Drugs and other stuff
I was just thinking about a conversation I had with my daughters best friend almost three years ago. My eldest daughter is 24 and her best friend had been doing meth and heroin for two years at that point.
She had always been a funny, cute, level headed girl that I watched grow up from the time they were in kindergarten.
She was different than the other girls, because she never really went boy crazy, and she always concentrated on her grades.
She didn’t get over emotional or dramatic about things, and always just wanted everyone to calm down and get along.
Prom was not a big deal to her like it was the other girls, and she wasn’t obsessed with make up and looking perfect all of the time.
She was popular, and sweet… and then in her senior year, she was raped.
It was downhill after that.
The guy that raped her went to jail, and while awaiting trial, killed himself. Being a small town surrounded by small towns, and him being from a ”good name”, she was blamed and harrassed for some time.
That’s when the drugs came in.
I remember she came over with my daughter about three years ago
She started talking to me about her problems (which was unlike her. She never really talked about her feelings) with drugs, and she had tears streaming down her face when she asked me ”does it ever REALLY get better?”
I told her no. No it was never going to be completely better. That people acted like going to detox and getting off drugs was all there was to it.
That it would be a choice she would have to make every single day. “Do I want to go to work so I can buy that new tv that I wanted? or do I want to pawn everything I own and then spend the rest of the day looking for someone who’s holding?”

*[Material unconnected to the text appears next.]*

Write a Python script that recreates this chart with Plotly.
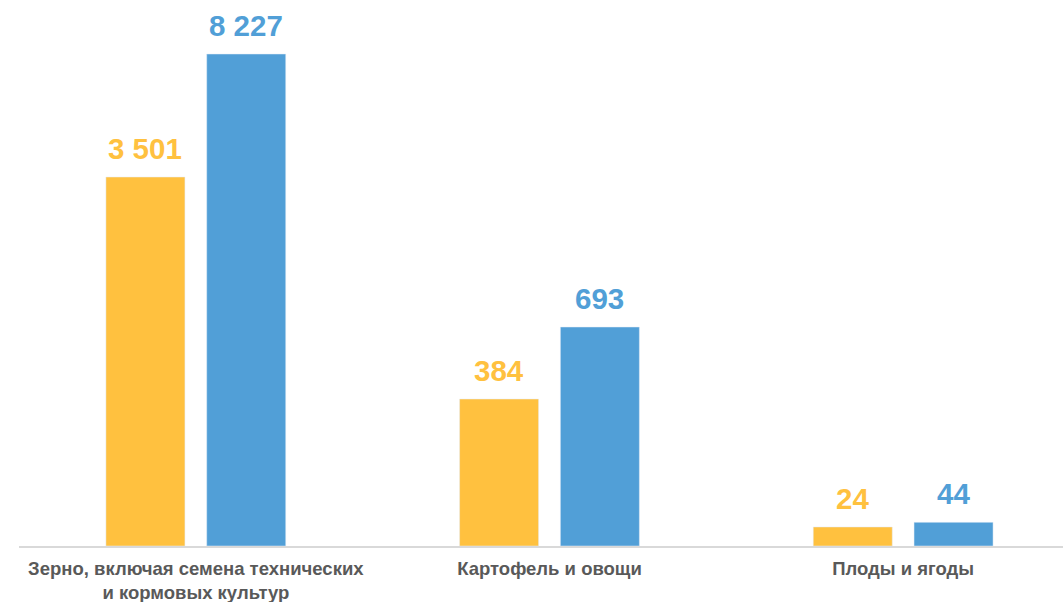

I asked her how she wanted to spend her days. Did she want to look for money and chase dealers all over town every single day, get high, get up the next day and do it all over again? Or did she want to accomplish some sort of normal living for her and her son? One where she didn’t have to worry if she had enough stash to last her all day, or the next day, or where she was going to get her next fix”
I told her that sober people often acted like getting off of drugs meant that you were sober and could go on living a normal life.
That’s not true. It’s a struggle. You’ll have cravings. You have a bad day and think that one bump will be okay. The next thing you know, you’re pawning your gramma’s engagement ring for smack. You can’t play with it. Not even once. You have to make a choice every. single. day. to. stay. sober.
AND IT IS HARD.
I told her she would have to find new coping skills for stress, for the bad days, for life in general.
I told her she would have to cut off some of the friends she’d grown up with that were still using, because you can’t even be around it.
I told her it wasn’t easy. That life is hard. That living life in recovery is hard.
But it’s not as hard as being and addict, and losing everything, including yourself.
I also told her she could do it. That she was strong, and she was brave, and she had already overcome so much, that I KNEW she could do this.
She cried, and it broke my heart. She told me things she had done, and the guilt she was carrying because of the choices she made in drugs, rather than being a mother to her child. She was heartbroken and guilt ridden, and it was painful to watch.
She told me ”I told (my daughter) that I really wanted to come over here with her to talk to you, because I feel like you’ll always tell me the truth, and that you’ll understand and not judge me.
She said she felt like everyone had just given up on her.
What an awful feeling for a child to go through. Feeling her parents and family had given up on her. Like she was worth nothing.
It made me sad. I know she had put her family through a lot, but she really felt like they just didn’t love her anymore.
She went to detox that day, and moved into sober living after that, and did well for quite some time.
Then last year while my son was in jail, I was on the phone with her again talking her into going to long term rehab.
I convinced her to leave her job and go right then. To call someone to cover her, go grab her things, and just go.
She did. It was a six month rehab, and she completed it.
Last time I saw her she was doing well… but I still worry for her.
I honestly don’t know why I’m writing about this, except that I was thinking it was this time last year when I talked her into going to long term rehab, which lead me to thinking about the conversation we had three years ago.
She’s on my heart tonight, so I thought I would write about it.